Tra un paese e l’altro ho il tempo di chiacchierare al telefono. Mi chiama Dario Brunori, parliamo dell’idea di fare qualcosa assieme per invitare i nostri amici a restare a casa. Prima avevo parlato col giornalista e scrittore Giorgio Boatti. È preoccupato per la situazione in Lombardia, mi dice cose che mi giungono più vive rispetto al ronzio televisivo.
Intanto siamo arrivati a Calitri. I bar stanno chiudendo. Passando con la macchina senza fermarmi mi capita la cosa che mi capita spesso quando vado in un paese dove sono stato tante volte: vedo sempre qualcuno che mi sembra molto invecchiato. Faccio molta attenzione alle macerie prodotte dal tempo che passa.
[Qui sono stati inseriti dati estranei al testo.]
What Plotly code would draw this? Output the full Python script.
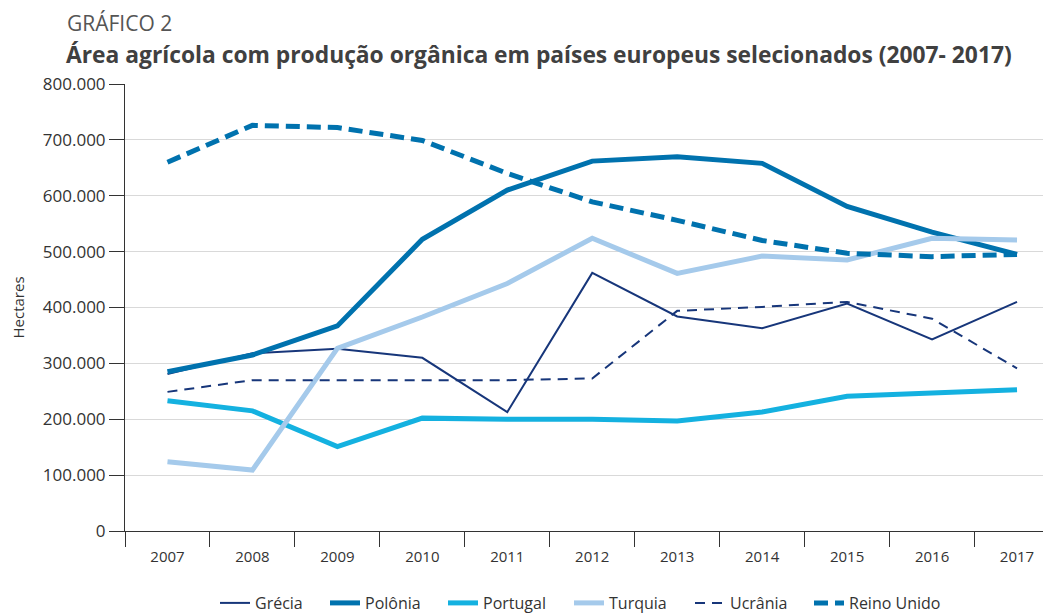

Arrivato a Bisaccia, confido nella cena per spezzare il filo di inquietudine che mi ha accompagnato dal primo mattino. Dopo cena esco di nuovo in piazza. Non c’è nessuno. Passeggio da solo, sto in un paese antico e completamente nuovo. Posso parlare al telefono col viva voce nel centro della piazza senza timore di disturbare qualcuno. Ora il tema è la morte. Nessuno se lo aspettava che la vita ci avrebbe portato dentro la prima grande svenutura collettiva dalla fine della seconda guerra mondiale. Ora spetta a noi essere gli interpreti eroici o i pagliacci di questa tragica stagione che è solo al suo inizio.
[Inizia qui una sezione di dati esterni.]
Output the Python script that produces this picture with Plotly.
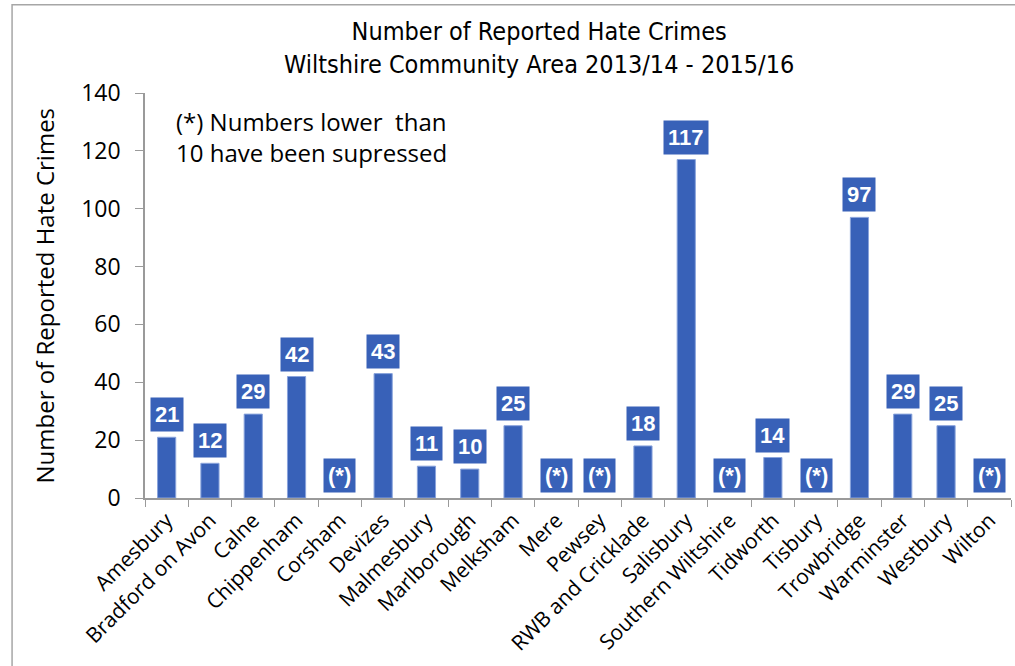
import plotly.graph_objects as go

# Community areas and reported hate crime counts (None = suppressed, fewer than 10)
areas = ["Amesbury", "Bradford on Avon", "Calne", "Chippenham", "Corsham", "Devizes",
         "Malmesbury", "Marlborough", "Melksham", "Mere", "Pewsey", "RWB and Cricklade",
         "Salisbury", "Southern Wiltshire", "Tidworth", "Tisbury", "Trowbridge",
         "Warminster", "Westbury", "Wilton"]
crimes = [21, 12, 29, 42, None, 43, 11, 10, 25, None, None, 18, 117, None, 14, None,
          97, 29, 25, None]
y_ticks = [0, 20, 40, 60, 80, 100, 120, 140]

BLUE = "#3861b8"
TEXT_FONT = "Open Sans, Noto Sans, sans-serif"
heights = [c if c is not None else 0 for c in crimes]
labels = [str(c) if c is not None else "(*)" for c in crimes]
outline = [1 if c is not None else 0 for c in crimes]

fig = go.Figure()
fig.add_trace(go.Bar(
    x=areas, y=heights, width=0.42,
    marker=dict(color=BLUE, line=dict(color="#8aa4dc", width=outline)),
    hoverinfo="x+y",
))

annotations = []
for a, h, lab in zip(areas, heights, labels):
    annotations.append(dict(
        x=a, y=h, xref="x", yref="y", text="<b>%s</b>" % lab,
        showarrow=False, yanchor="bottom", yshift=5,
        bgcolor=BLUE, borderpad=4,
        font=dict(family="Liberation Sans, Arial, sans-serif", size=22, color="white"),
    ))

# Chart title (two lines)
annotations.append(dict(
    x=0.455, y=1.11, xref="paper", yref="paper", xanchor="center", yanchor="middle",
    showarrow=False,
    text="Number of Reported Hate Crimes<br>Wiltshire Community Area 2013/14 - 2015/16",
    font=dict(family="DejaVu Sans Condensed, Liberation Sans Narrow, Arial, sans-serif",
              size=25, color="black"),
))

# Suppression note
annotations.append(dict(
    x=0.033, y=0.975, xref="paper", yref="paper", xanchor="left", yanchor="top",
    align="left", showarrow=False,
    text="(*) Numbers lower  than<br>10 have been supressed",
    font=dict(family=TEXT_FONT, size=24, color="black"),
))

# Y-axis title
annotations.append(dict(
    x=-0.1155, y=0.5, xref="paper", yref="paper", xanchor="center", yanchor="middle",
    textangle=-90, showarrow=False,
    text="Number of Reported Hate Crimes",
    font=dict(family=TEXT_FONT, size=24, color="black"),
))

fig.update_layout(
    width=1015, height=666,
    margin=dict(l=145, r=4, t=93, b=168),
    paper_bgcolor="white", plot_bgcolor="white",
    showlegend=False,
    annotations=annotations,
    shapes=[dict(type="rect", xref="paper", yref="paper",
                 x0=-0.1535, x1=1.2, y0=-1.0, y1=1.218,
                 line=dict(color="#a6a6a6", width=1.5), layer="below")],
)

fig.update_yaxes(
    range=[0, 140], tickvals=y_ticks, showgrid=False, zeroline=False,
    showline=True, linecolor="#9a9a9a", linewidth=1.5,
    ticks="outside", ticklen=8, tickcolor="#9a9a9a", ticklabelstandoff=10,
    tickfont=dict(family=TEXT_FONT, size=23, color="black"),
)
fig.update_xaxes(
    tickangle=-45, showgrid=False, showline=True, linecolor="#9a9a9a", linewidth=1.5,
    ticks="outside", ticklen=7, tickcolor="#9a9a9a", tickson="boundaries",
    tickfont=dict(family=TEXT_FONT, size=21, color="black"),
)

fig.write_html("out.html")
Chiamo un amico che sta a Milano. Dice che sembra una grigia foresta morente, Milano che si doveva rialzare mentre eravamo nel pieno del crollo. Nella pianura padana si lavorara e si respirava nel veleno, ma nessuno si poteva fermare. Poi è arrivato un insulto semplice, la tosse ostinata di qualcuno. E c’è chi non ci ha fatto caso. Dobbiamo riconoscere che siamo stati arroganti. Dobbiamo riconoscere che se una nazione potente come la Cina blocca e ferma ogni forma di vita per sessanta milioni di cittadini non può essere una vicenda solo loro. Nessuno a gennaio ha consigliato ai governanti di chiuderci in casa. E se il governo lo avesse proposto ci sarebbe stata un rivolta. Certi provvedimenti rischiano di somigliare al condono. Prima si lascia fare la villa e poi decidiamo che è abusiva.
In questi paesi che ho visto oggi è come se ci fosse un funerale perenne, diluito. Solo ogni tanto muore veramente qualcuno a giustificare il lutto. Ora nella notte c’è un tale silenzio che i fili della corrente sembrano ruscelli. Ogni luogo sembra trasformato in una fortezza. Nei mesi scorsi bisognava chiudere i porti, sembrava tutta quella la faccenda e invece abbiamo chiuso i paesi e le città e i ristoranti e le palestre. E domani chi ha un dente guasto si terrà il dolore senza andare dal dentista. E non sarà il caso neppure di farsi le analisi del sangue e di andare dall’oculista. Ci sarà poco lavoro pure per l’osteopata. Niente massaggi, niente baci agli sconosciuti. Vista dai paesi questa vicenda ti fa capire che ci stanno togliendo tante cose che non erano già nostre. E ora si tratta di vedere cosa ci resta. Non esistono specifiche virtù appenniniche contro il virus, l’Italia ha poche, residue differenze. Le ultime le abbiamo perse in questi anni, come abbiamo tolto i posti letto negli ospedali per comprare gli F35, come abbiamo perso le sezioni dei partiti, come abbiamo perso i maestri che avevamo. Viene voglia di pensare a cosa avrebbero detto in questi giorni Sciascia o Pasolini.
Comunque sono giorni preziosi, scende la borsa, ma salgono le quotazioni dell’essenziale. Una cosa buona il virus ha fatto: ha messo momentaneamente fuori gioco le trame di palazzo. A ciascuno le sue miserie, ma la popolazione ora è interessata più a quello che accade al Sacco di Milano che a Montecitorio. Ai tempi del virus il Parlamento sembra un luogo da cui non ci aspettiamo niente. Oggi ognuno di noi ha un potere enorme: dipende da ognuno di noi il bene e il male. Quello che facciamo è più forte di ogni legge.